Her parents are artistic, she described her father as being “musical,” but they never went into the business. And her 94-year-old grandfather “still enjoys singing along to Frank Sinatra.”
At school Osborne would do plays, and she was lucky enough to have a bunch of singing lessons. “My parents would drive me back from rehearsals and they really encouraged my passion,” she said.
I’m lucky to have seen several of her stage performances and she has always stood out. When I first saw her in Fiddler on the Roof, I remember writing down her name and made a point of keeping up with her career, as I do with scores of other future stars.
Osborne’s prepping, whenever she gets the opportunity, for her Broadway debut next year. She has read and re-read Othello to help her get inside Desdemona’s head and she has explored the psychology of love, jealousy, evil and race, the themes Shakespeare explored in the tragedy. She also visited the Imperial War Museum to help her try and understand men of war who are at war with themselves.

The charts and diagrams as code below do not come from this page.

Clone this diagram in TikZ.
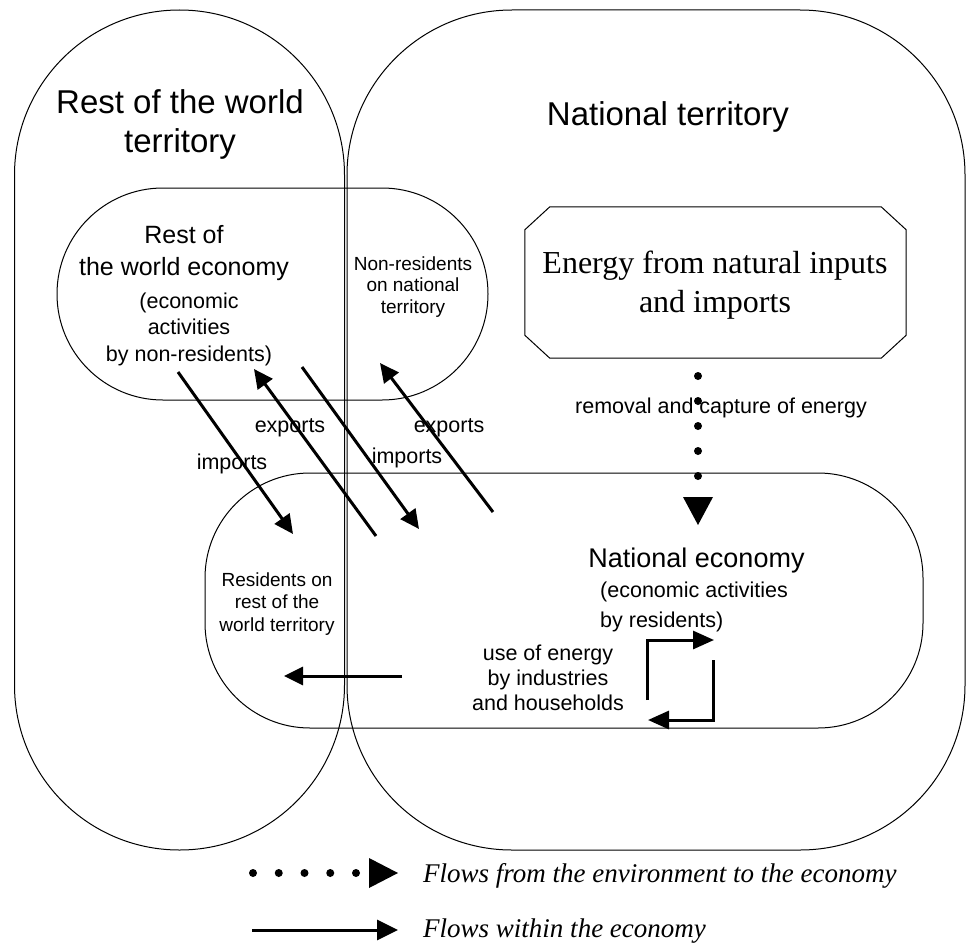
\documentclass[tikz,border=0pt]{standalone}
\usepackage{fontspec}
\setmainfont{Liberation Sans}
\newfontfamily\seriffont{Liberation Serif}
\usetikzlibrary{arrows.meta}
\begin{document}
\begin{tikzpicture}[x=1pt,y=-1pt,
  region/.style={draw, line width=1pt, rectangle, inner sep=0pt},
  flow/.style={line width=3pt, -{Triangle[length=19pt,width=18pt]}},
  dotline/.style={line width=8pt, line cap=round, dash pattern=on 0pt off 25pt},
  txt/.style={inner sep=0pt, anchor=base, align=center},
  title/.style={txt, font=\fontsize{33}{39}\selectfont},
  lbl/.style={txt, font=\fontsize{21.5}{26.5}\selectfont},
  small/.style={txt, font=\fontsize{19}{21.5}\selectfont},
]
\useasboundingbox (0,0) rectangle (974,942);

% territories
\node[region, minimum width=330pt, minimum height=840pt, rounded corners=164.9pt] (rowt) at (179.5,430) {};
\node[region, minimum width=618pt, minimum height=840pt, rounded corners=164.9pt] (nt) at (656,430) {};
% economies
\node[region, minimum width=431pt, minimum height=212pt, rounded corners=105.9pt] (rowe) at (272.5,294) {};
\node[region, minimum width=718pt, minimum height=255pt, rounded corners=105pt] (ne) at (564,600.5) {};

% energy box
\node[inner sep=0pt, minimum width=381pt, minimum height=151pt] (en) at (715.5,282.5) {};
\draw[line width=1pt] ([xshift=25pt]en.north west) -- ([xshift=-25pt]en.north east)
  -- ([yshift=-23pt]en.north east) -- ([yshift=23pt]en.south east)
  -- ([xshift=-25pt]en.south east) -- ([xshift=25pt]en.south west)
  -- ([yshift=23pt]en.south west) -- ([yshift=-23pt]en.north west) -- cycle;
\node[txt, font=\seriffont\fontsize{32}{39}\selectfont] (entext) at (715,312) {Energy from natural inputs\\and imports};

% titles and labels (base anchor = baseline of last line)
\node[title] (trow) at (180,152) {Rest of the world\\territory};
\node[title] (tnt) at (668,125) {National territory};
\node[txt, font=\fontsize{25}{32}\selectfont] (trowe) at (184,275) {Rest of\\the world economy};
\node[lbl] (trowe2) at (189,361) {(economic\\activities\\by non-residents)};
\node[small] (tnonres) at (413,313) {Non-residents\\on national\\territory};
\node[txt, font=\fontsize{19}{22.5}\selectfont] (tres) at (277,631) {Residents on\\rest of the\\world territory};
\node[txt, font=\fontsize{27}{32}\selectfont] (tne) at (696.5,567) {National economy};
\node[lbl, align=left, anchor=base west, font=\fontsize{21.5}{30}\selectfont] (tne2) at (600,627) {(economic activities\\by residents)};
\node[lbl, font=\fontsize{21.5}{25}\selectfont] (tuse) at (548,710) {use of energy\\by industries\\and households};

% dotted flow from environment
\coordinate (d1) at (698,376);
\coordinate (d2) at (698,477);
\draw[dotline] (d1) -- (d2);
\fill (683,497) -- (713,497) -- (698,525) -- cycle;
\node[lbl] (trem) at (721,413) {removal and capture of energy};

% imports / exports
\coordinate (a1s) at (178,372); \coordinate (a1e) at (293,534);
\coordinate (a2s) at (376,536); \coordinate (a2e) at (254,369);
\coordinate (a3s) at (302,367); \coordinate (a3e) at (419,529);
\coordinate (a4s) at (493,512); \coordinate (a4e) at (380,363);
\draw[flow] (a1s) -- (a1e);
\draw[flow] (a2s) -- (a2e);
\draw[flow] (a3s) -- (a3e);
\draw[flow] (a4s) -- (a4e);
\node[lbl] (ex1) at (290,432) {exports};
\node[lbl] (ex2) at (449,432) {exports};
\node[lbl] (im1) at (232,469) {imports};
\node[lbl] (im2) at (407,463) {imports};

% flow to residents abroad
\coordinate (h1) at (402,676); \coordinate (h2) at (284,676);
\draw[flow] (h1) -- (h2);

% loop
\draw[flow, -{Triangle[length=21pt,width=18pt]}] (647,700) -- (647,640) -- (714,640);
\draw[flow, -{Triangle[length=21pt,width=18pt]}] (713,660) -- (713,720) -- (648,720);

% legend
\draw[dotline, dash pattern=on 0pt off 25.75pt] (253,873) -- (357,873);
\fill (369,858) -- (398,873) -- (369,888) -- cycle;
\draw[line width=3pt, -{Triangle[length=21pt,width=20pt]}] (252,930) -- (398,930);
\node[inner sep=0pt, anchor=base west, font=\seriffont\itshape\fontsize{27}{32}\selectfont] (leg1) at (423,882) {Flows from the environment to the economy};
\node[inner sep=0pt, anchor=base west, font=\seriffont\itshape\fontsize{27}{32}\selectfont] (leg2) at (423,937) {Flows within the economy};
\end{tikzpicture}
\end{document}
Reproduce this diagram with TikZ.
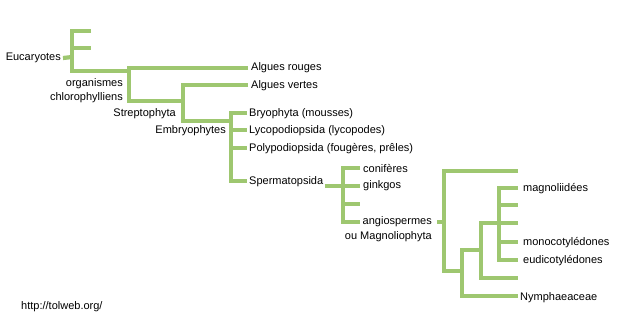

A video call is being planned when all the roles have been cast (some exciting names are being talked about) for the company to “meet” ahead of rehearsals early in the new year.
“I’ve been told to be ready to be in New York from January. I can’t wait to meet them and dive into it,” Osborne enthused.
“We’re delighted to have Molly,” Moreland said.
Othello will open at a yet to be announced Shubert theater in the spring.